Go through the material and write it all out exactly, minus the pictures.
▼
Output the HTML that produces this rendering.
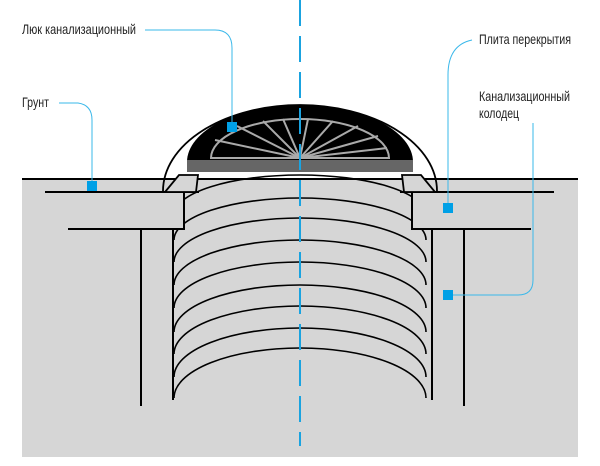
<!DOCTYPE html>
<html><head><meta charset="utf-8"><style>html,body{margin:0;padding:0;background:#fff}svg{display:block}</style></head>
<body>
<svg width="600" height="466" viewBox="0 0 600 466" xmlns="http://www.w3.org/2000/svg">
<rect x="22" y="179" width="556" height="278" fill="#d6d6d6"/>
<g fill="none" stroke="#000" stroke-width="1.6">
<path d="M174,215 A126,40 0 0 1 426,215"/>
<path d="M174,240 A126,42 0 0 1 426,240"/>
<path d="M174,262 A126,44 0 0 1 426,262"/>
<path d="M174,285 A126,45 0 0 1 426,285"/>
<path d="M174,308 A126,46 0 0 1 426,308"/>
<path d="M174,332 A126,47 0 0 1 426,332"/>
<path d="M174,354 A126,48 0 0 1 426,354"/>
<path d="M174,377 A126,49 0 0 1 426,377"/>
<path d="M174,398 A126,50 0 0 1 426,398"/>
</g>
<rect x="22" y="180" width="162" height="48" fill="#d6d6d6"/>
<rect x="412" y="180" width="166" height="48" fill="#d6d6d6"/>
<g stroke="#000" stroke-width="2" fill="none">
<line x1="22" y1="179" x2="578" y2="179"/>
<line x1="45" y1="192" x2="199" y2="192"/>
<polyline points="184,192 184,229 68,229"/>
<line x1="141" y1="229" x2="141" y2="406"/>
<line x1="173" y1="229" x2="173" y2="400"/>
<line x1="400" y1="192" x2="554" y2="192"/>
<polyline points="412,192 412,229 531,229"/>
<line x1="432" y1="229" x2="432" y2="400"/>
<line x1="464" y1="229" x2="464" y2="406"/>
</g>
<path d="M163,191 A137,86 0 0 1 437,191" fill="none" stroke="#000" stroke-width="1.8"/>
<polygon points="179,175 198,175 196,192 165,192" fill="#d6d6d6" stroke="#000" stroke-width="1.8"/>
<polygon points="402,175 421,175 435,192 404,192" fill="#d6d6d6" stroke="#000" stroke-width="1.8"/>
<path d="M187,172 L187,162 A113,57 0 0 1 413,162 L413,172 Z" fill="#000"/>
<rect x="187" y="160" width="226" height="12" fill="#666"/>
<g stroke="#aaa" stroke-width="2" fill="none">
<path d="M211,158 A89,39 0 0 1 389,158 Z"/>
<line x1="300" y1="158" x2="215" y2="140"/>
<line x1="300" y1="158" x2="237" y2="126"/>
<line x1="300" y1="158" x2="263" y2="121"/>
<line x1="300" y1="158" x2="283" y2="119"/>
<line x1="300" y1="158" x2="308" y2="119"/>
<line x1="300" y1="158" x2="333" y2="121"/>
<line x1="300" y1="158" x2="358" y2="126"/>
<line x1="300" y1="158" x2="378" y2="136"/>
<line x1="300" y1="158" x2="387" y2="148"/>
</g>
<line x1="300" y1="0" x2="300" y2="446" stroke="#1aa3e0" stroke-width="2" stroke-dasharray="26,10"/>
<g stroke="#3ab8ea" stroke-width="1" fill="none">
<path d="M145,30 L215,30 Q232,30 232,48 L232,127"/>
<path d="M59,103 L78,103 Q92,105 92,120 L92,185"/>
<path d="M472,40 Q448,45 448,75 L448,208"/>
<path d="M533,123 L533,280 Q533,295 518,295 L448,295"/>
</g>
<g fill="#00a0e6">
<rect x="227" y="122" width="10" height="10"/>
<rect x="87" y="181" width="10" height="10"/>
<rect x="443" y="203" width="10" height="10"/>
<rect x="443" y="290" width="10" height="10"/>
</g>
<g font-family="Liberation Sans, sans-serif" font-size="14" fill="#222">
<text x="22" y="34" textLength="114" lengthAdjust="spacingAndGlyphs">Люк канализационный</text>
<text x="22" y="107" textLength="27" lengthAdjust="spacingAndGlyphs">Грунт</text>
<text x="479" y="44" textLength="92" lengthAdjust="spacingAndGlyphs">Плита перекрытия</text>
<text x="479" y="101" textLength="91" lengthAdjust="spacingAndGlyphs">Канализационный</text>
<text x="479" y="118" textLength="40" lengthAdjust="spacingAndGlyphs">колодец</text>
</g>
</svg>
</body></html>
▲
### Exercise result
Output the HTML that produces this rendering.
<!DOCTYPE html>
<html><head><meta charset="utf-8"><style>html,body{margin:0;padding:0;background:#fff}svg{display:block}</style></head>
<body>
<svg width="600" height="466" viewBox="0 0 600 466" xmlns="http://www.w3.org/2000/svg">
<rect x="22" y="179" width="556" height="278" fill="#d6d6d6"/>
<g fill="none" stroke="#000" stroke-width="1.6">
<path d="M174,215 A126,40 0 0 1 426,215"/>
<path d="M174,240 A126,42 0 0 1 426,240"/>
<path d="M174,262 A126,44 0 0 1 426,262"/>
<path d="M174,285 A126,45 0 0 1 426,285"/>
<path d="M174,308 A126,46 0 0 1 426,308"/>
<path d="M174,332 A126,47 0 0 1 426,332"/>
<path d="M174,354 A126,48 0 0 1 426,354"/>
<path d="M174,377 A126,49 0 0 1 426,377"/>
<path d="M174,398 A126,50 0 0 1 426,398"/>
</g>
<rect x="22" y="180" width="162" height="48" fill="#d6d6d6"/>
<rect x="412" y="180" width="166" height="48" fill="#d6d6d6"/>
<g stroke="#000" stroke-width="2" fill="none">
<line x1="22" y1="179" x2="578" y2="179"/>
<line x1="45" y1="192" x2="199" y2="192"/>
<polyline points="184,192 184,229 68,229"/>
<line x1="141" y1="229" x2="141" y2="406"/>
<line x1="173" y1="229" x2="173" y2="400"/>
<line x1="400" y1="192" x2="554" y2="192"/>
<polyline points="412,192 412,229 531,229"/>
<line x1="432" y1="229" x2="432" y2="400"/>
<line x1="464" y1="229" x2="464" y2="406"/>
</g>
<path d="M163,191 A137,86 0 0 1 437,191" fill="none" stroke="#000" stroke-width="1.8"/>
<polygon points="179,175 198,175 196,192 165,192" fill="#d6d6d6" stroke="#000" stroke-width="1.8"/>
<polygon points="402,175 421,175 435,192 404,192" fill="#d6d6d6" stroke="#000" stroke-width="1.8"/>
<path d="M187,172 L187,162 A113,57 0 0 1 413,162 L413,172 Z" fill="#000"/>
<rect x="187" y="160" width="226" height="12" fill="#666"/>
<g stroke="#aaa" stroke-width="2" fill="none">
<path d="M211,158 A89,39 0 0 1 389,158 Z"/>
<line x1="300" y1="158" x2="215" y2="140"/>
<line x1="300" y1="158" x2="237" y2="126"/>
<line x1="300" y1="158" x2="263" y2="121"/>
<line x1="300" y1="158" x2="283" y2="119"/>
<line x1="300" y1="158" x2="308" y2="119"/>
<line x1="300" y1="158" x2="333" y2="121"/>
<line x1="300" y1="158" x2="358" y2="126"/>
<line x1="300" y1="158" x2="378" y2="136"/>
<line x1="300" y1="158" x2="387" y2="148"/>
</g>
<line x1="300" y1="0" x2="300" y2="446" stroke="#1aa3e0" stroke-width="2" stroke-dasharray="26,10"/>
<g stroke="#3ab8ea" stroke-width="1" fill="none">
<path d="M145,30 L215,30 Q232,30 232,48 L232,127"/>
<path d="M59,103 L78,103 Q92,105 92,120 L92,185"/>
<path d="M472,40 Q448,45 448,75 L448,208"/>
<path d="M533,123 L533,280 Q533,295 518,295 L448,295"/>
</g>
<g fill="#00a0e6">
<rect x="227" y="122" width="10" height="10"/>
<rect x="87" y="181" width="10" height="10"/>
<rect x="443" y="203" width="10" height="10"/>
<rect x="443" y="290" width="10" height="10"/>
</g>
<g font-family="Liberation Sans, sans-serif" font-size="14" fill="#222">
<text x="22" y="34" textLength="114" lengthAdjust="spacingAndGlyphs">Люк канализационный</text>
<text x="22" y="107" textLength="27" lengthAdjust="spacingAndGlyphs">Грунт</text>
<text x="479" y="44" textLength="92" lengthAdjust="spacingAndGlyphs">Плита перекрытия</text>
<text x="479" y="101" textLength="91" lengthAdjust="spacingAndGlyphs">Канализационный</text>
<text x="479" y="118" textLength="40" lengthAdjust="spacingAndGlyphs">колодец</text>
</g>
</svg>
</body></html>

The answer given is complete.